Globale Verschuldungsdynamik
Dennoch ist eine Schuldzuweisung Krugmans an die Adresse "der Deutschen" bei nüchterner Betrachtung mit einer entscheidenden Einschränkung zu versehen. Selbstverständlich ist Berlin aufgrund des europaweit oktroyierten Spardiktats für den desaströsen Krisenverlauf in der Eurozone verantwortlich, doch hat die deutsche Beggar-thy-neighbor-Politik die Krise genauso wenig ausgelöst wie die ihr korrespondierende Verschuldungsdynamik in den südlichen Euroländern. Diese gigantischen Ungleichgewichte in den Handelsbilanzen finden sich ja auch in den Handelsbeziehungen zwischen den USA und China - und sie sind nur die Folge einer globalen Verschuldungsdynamik, die unvermindert anhält.
Allein zwischen 2008 und 2013 ist der globale Schuldenberg von 180 Prozent der Weltwirtschaftsleistung auf 212 Prozent geklettert. Hierin äußert sich gerade die gegenwärtige kapitalistische Systemkrise. Der Spätkapitalismus kann ohne diese Schuldenberge - und die daraus erwachsenen Handelsungleichgewichte - nicht mehr funktionieren, weil er an seiner eigenen industriellen Produktivität erstickt. Nur noch vermittels kreditgenerierter Nachfrage kann das System den Anschein der Funktionsfähigkeit aufrecht erhalten (siehe hierzu: Die Krise kurz erklärt).

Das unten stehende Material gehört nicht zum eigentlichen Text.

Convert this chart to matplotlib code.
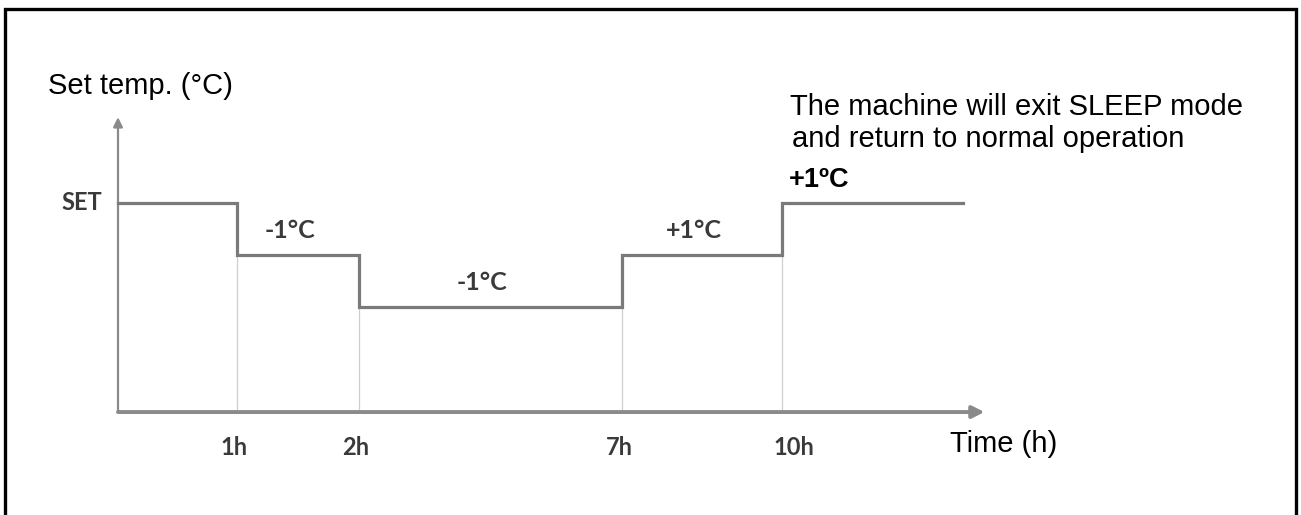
import matplotlib
matplotlib.use("Agg")
import matplotlib.pyplot as plt
import numpy as np
from matplotlib.patches import Rectangle

# sleep-mode schedule: hours at which set temp changes, offset from SET (°C)
step_hours = [0, 1, 2, 7, 10]
step_offsets = [0, -1, -2, -1, 0]
tail_hour = 13.4  # line keeps going after the last step
change_labels = ["-1°C", "-1°C", "+1°C"]
tick_labels = ["1h", "2h", "7h", "10h"]
final_label = "+1ºC"
note_lines = ["The machine will exit SLEEP mode", "and return to normal operation"]

LINE_GREY = "#7a7a7a"
AXIS_GREY = "#8a8a8a"
TEXT_DARK = "#3a3a3a"
ARIAL = "Liberation Sans"
CALIBRI = "Lato"

# schematic time axis: segments are not drawn to scale
knot_h = np.array([-20.0, 0, 1, 2, 7, 10, 40])
knot_px = np.array([118 - 20 * 119, 118, 237, 359, 622, 782, 782 + 30 * 53.3])


def fwd(h):
    return np.interp(h, knot_h, knot_px)


def inv(p):
    return np.interp(p, knot_px, knot_h)


W, H = 1301, 515
fig = plt.figure(figsize=(W / 100, H / 100), dpi=100)
ax = fig.add_axes([0, 0, 1, 1])
ax.set_xscale("function", functions=(fwd, inv))
ax.set_xlim(inv(0), inv(W))
ax.set_ylim(-(H - 203) / 52, 203 / 52)
ax.axis("off")

x_end = 13.8   # arrow tip of time axis
y_base = -4.02  # time axis level
y_top = 1.65   # arrow tip of temp axis


def px(v):
    # pixel offsets -> points
    return v * 0.72


# thin guides from each change point down to the time axis
for i, h in enumerate(step_hours[1:], start=1):
    lo = min(step_offsets[i - 1], step_offsets[i])
    ax.vlines(h, y_base, lo, color="#cfcfcf", lw=0.9, zorder=1)

# axes with arrows
ax.annotate("", xy=(x_end, y_base), xytext=(0, y_base),
            arrowprops=dict(arrowstyle="-|>", color=AXIS_GREY, lw=2.8,
                            mutation_scale=18, shrinkA=0, shrinkB=0), zorder=2)
ax.annotate("", xy=(0, y_top), xytext=(0, y_base),
            arrowprops=dict(arrowstyle="-|>", color=AXIS_GREY, lw=1.6,
                            mutation_scale=14, shrinkA=0, shrinkB=0), zorder=2)

# the set-temperature profile
ax.step(step_hours + [tail_hour], step_offsets + [step_offsets[-1]],
        where="post", color=LINE_GREY, lw=2.3, zorder=3, solid_joinstyle="miter")

# change labels over the inner segments
for i, lab in enumerate(change_labels, start=1):
    mid = (step_hours[i] + step_hours[i + 1]) / 2
    ax.annotate(lab, xy=(mid, step_offsets[i]), xytext=(-6, px(24)),
                textcoords="offset points", ha="center", va="center",
                fontsize=18, fontweight="bold", family=CALIBRI, color=TEXT_DARK)

ax.annotate("SET", xy=(0, step_offsets[0]), xytext=(px(-16), 0),
            textcoords="offset points", ha="right", va="center",
            fontsize=17, fontweight="bold", family=CALIBRI, color=TEXT_DARK)

for h, lab in zip(step_hours[1:], tick_labels):
    dx = px(12) if h >= 10 else px(-3)
    ax.annotate(lab, xy=(h, y_base), xytext=(dx, px(-35)),
                textcoords="offset points", ha="center", va="center",
                fontsize=17, fontweight="bold", family=CALIBRI, color=TEXT_DARK)

ax.annotate("Set temp. (°C)", xy=(0, y_top), xytext=(px(-70), px(23)),
            textcoords="offset points", ha="left", va="baseline",
            fontsize=21, family=ARIAL, color="black")
ax.annotate("Time (h)", xy=(x_end, y_base), xytext=(px(-35), px(-40)),
            textcoords="offset points", ha="left", va="baseline",
            fontsize=21, family=ARIAL, color="black")

# note at the end of sleep mode
ax.annotate(note_lines[0], xy=(10, step_offsets[-1]), xytext=(px(8), px(88)),
            textcoords="offset points", ha="left", va="baseline",
            fontsize=21, family=ARIAL, color="black")
ax.annotate(note_lines[1], xy=(10, step_offsets[-1]), xytext=(px(10), px(56)),
            textcoords="offset points", ha="left", va="baseline",
            fontsize=21, family=ARIAL, color="black")
ax.annotate(final_label, xy=(10, step_offsets[-1]), xytext=(px(7), px(16)),
            textcoords="offset points", ha="left", va="baseline",
            fontsize=19.5, fontweight="bold", family=ARIAL, color="black")

# frame around the diagram (open at the bottom edge of the crop)
top = 1 - 9 / H
fig.add_artist(Rectangle((5 / W, -0.05), (1296 - 5) / W, top + 0.05,
                         transform=fig.transFigure, fill=False,
                         ec="black", lw=2.4, clip_on=False))

fig.savefig("out.png", dpi=100, facecolor="white")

Dies bedeutet aber letztendlich auch, dass Krugmans nachfrageorientierter Keynesianismus die Krise ebenso wenig lösen kann wie der deutsche Sparsadismus. Konjunkturpakete und Deficit Spending können aber den vollen Ausbruch der Krisendynamik zumindest hinauszögern. Zudem besteht ein essenzieller politischer Unterschied zwischen dem neoliberalen Sparwahn und der nachfrageorientierten Krisenpolitik. Die mit dem fulminant gescheiterten Spardiktat einhergehende Unterwerfung unter die sich zuspitzenden "Sachzwänge" der kollabierenden "Märkte" fördert die krisenbedingte Herausbildung von rechtsextremen Ideologien der Unterwerfung, wie sie gegenwärtig in sehr vielen europäischen Ländern zu beobachten ist. Der Neoliberalismus erweist sich auch in dieser Systemkrise als ein Steigbügelhalter des Faschismus. Linkskeynesianische Politik, wie sie von Krugman propagiert wird, eröffnet hingegen mit ihrer Priorisierung der Massennachfrage zumindest die emanzipatorische Option, im weiteren Krisenverlauf die menschlichen Bedürfnisse vor die amoklaufenden "Sachzwänge" des Marktes zu stellen.